Leider minimal gestiegen sind Anträge auf größere PV-Anlagen: von 178 im vergangenen Jahr auf 245 bis Herbst 2023. Da muss die Stadt Ulm samt ihrem Gemeinderat noch viel bewegen, will sie ihr beschlossenes Ziel erreichen. Bis 2030 soll die Photovoltaik-Leistung von jetzt 64 auf 200 Megawatt ansteigen. Die Stadt beschleunigt den Zubau nicht gerade, wenn sie mit der neu gegründeten Donau-Energie-Bürgergenossenschaft monatelang über Pachtverträge verhandelt, bevor auch nur ein Modul auf einem Dach Elektrizität liefern kann.

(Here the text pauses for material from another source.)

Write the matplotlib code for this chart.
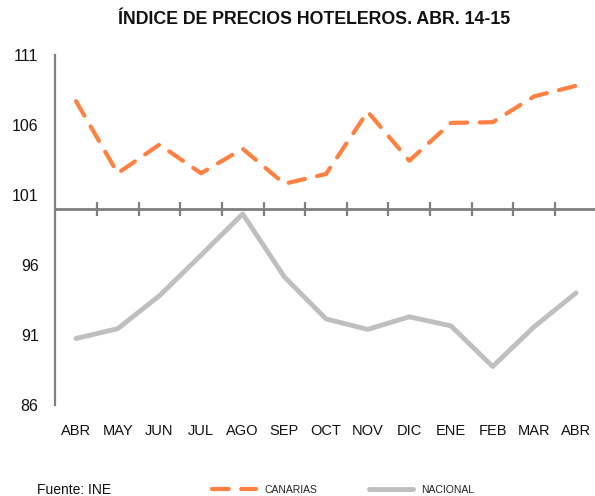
import matplotlib
matplotlib.use("Agg")
import matplotlib.pyplot as plt

months = ["ABR", "MAY", "JUN", "JUL", "AGO", "SEP", "OCT", "NOV", "DIC", "ENE", "FEB", "MAR", "ABR"]
canarias = [107.7, 102.55, 104.6, 102.55, 104.3, 101.8, 102.5, 106.95, 103.45, 106.15, 106.2, 108.05, 108.8]
nacional = [90.75, 91.45, 93.8, 96.7, 99.65, 95.15, 92.15, 91.4, 92.3, 91.65, 88.75, 91.6, 94.0]
yticks = [86, 91, 96, 101, 106, 111]
cross_value = 100
title = "ÍNDICE DE PRECIOS HOTELEROS. ABR. 14-15"
source = "Fuente: INE"

plt.rcParams['font.family'] = ['Liberation Sans', 'DejaVu Sans']

W, H = 595, 496
fig = plt.figure(figsize=(W / 100, H / 100), dpi=100)
ax = fig.add_axes([55.2 / W, 1 - 405 / H, (596.8 - 55.2) / W, 350 / H])

x = list(range(len(months)))
l1, = ax.plot(x, canarias, color="#FF8040", lw=3.0, linestyle=(0, (4, 3)),
              dash_capstyle="round", solid_capstyle="round", label="CANARIAS", zorder=3)
l2, = ax.plot(x, nacional, color="#BFBFBF", lw=3.5, solid_capstyle="round",
              label="NACIONAL", zorder=3)

ax.set_xlim(-0.5, len(months) - 0.5)
ax.set_ylim(86, 111)
ax.set_yticks(yticks)
ax.tick_params(axis="y", length=0, pad=12, labelsize=11.5, labelcolor="#111111")

ax.spines["top"].set_visible(False)
ax.spines["right"].set_visible(False)
ax.spines["left"].set_color("#7F7F7F")
ax.spines["left"].set_linewidth(1.6)
ax.spines["bottom"].set_position(("data", cross_value))
ax.spines["bottom"].set_color("#7F7F7F")
ax.spines["bottom"].set_linewidth(2.0)
ax.spines["bottom"].set_zorder(2)

ax.set_xticks([i + 0.5 for i in range(len(months) - 1)])
ax.set_xticklabels([])
ax.tick_params(axis="x", direction="inout", length=9.5, width=1.6, color="#7F7F7F")

sec = ax.secondary_xaxis(0)
sec.set_xticks(x)
sec.set_xticklabels(months)
sec.tick_params(axis="x", length=0, pad=14, labelsize=10.5, labelcolor="#111111")
sec.spines["bottom"].set_visible(False)

fig.text(314 / W, 1 - 20 / H, title, ha="center", va="center",
         fontsize=12.8, fontweight="bold", color="#111111")
fig.text(37 / W, 1 - 490 / H, source, ha="left", va="center", fontsize=10, color="#111111")

leg = fig.legend(handles=[l1, l2], loc="center left", bbox_to_anchor=(212 / W, 1 - 490 / H),
                 ncol=2, frameon=False, fontsize=7.5, handlelength=4.2, handletextpad=0.8,
                 columnspacing=5.0, borderpad=0, borderaxespad=0)
for t in leg.get_texts():
    t.set_color("#222222")

fig.savefig("out.png", dpi=100)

Ganz aus der Zeit gefallen ist städtische Finanzhilfen für Pelletheizkessel zu gewähren. Das Potsdam Institut für Klimafolgenforschung rechnet vor, dass Pellets beim Verbrennen die 3-fache Menge Kohlendioxid wie Gas und doppelt so viel wie Kohle in die Luft pusten. Das Umweltbundesamt rät, die Förderung der Pelletkessel „spätestens 2023 einzustellen“. Holz sei als Rohstoff viel zu wertvoll verbrannt zu werden; die verfügbare Menge an Restholz sei ausgeschöpft. Zudem dauert es Jahrzehnte, bis das Kohlendioxid, das durch Holzverbrennen ausgestoßen wird, wieder in nachwachsenden Bäumen gebunden ist. Der Klimawandel lässt uns diese Zeit nicht. Da wandeln die Ulmer Förderfüchse auf einem ungehobelten Holzweg.

Die Schlussbemerkung zum städtischen Förderprogramm:  Es ist gut, dass es bereits Zuschüsse für die Energie- und Wärmewende gibt. Doch auch in der Kommunalpolitik gilt es, Prioritäten zu setzen. Wie sagt der Volksmund: Das Bessere ist stets der Feind des Guten.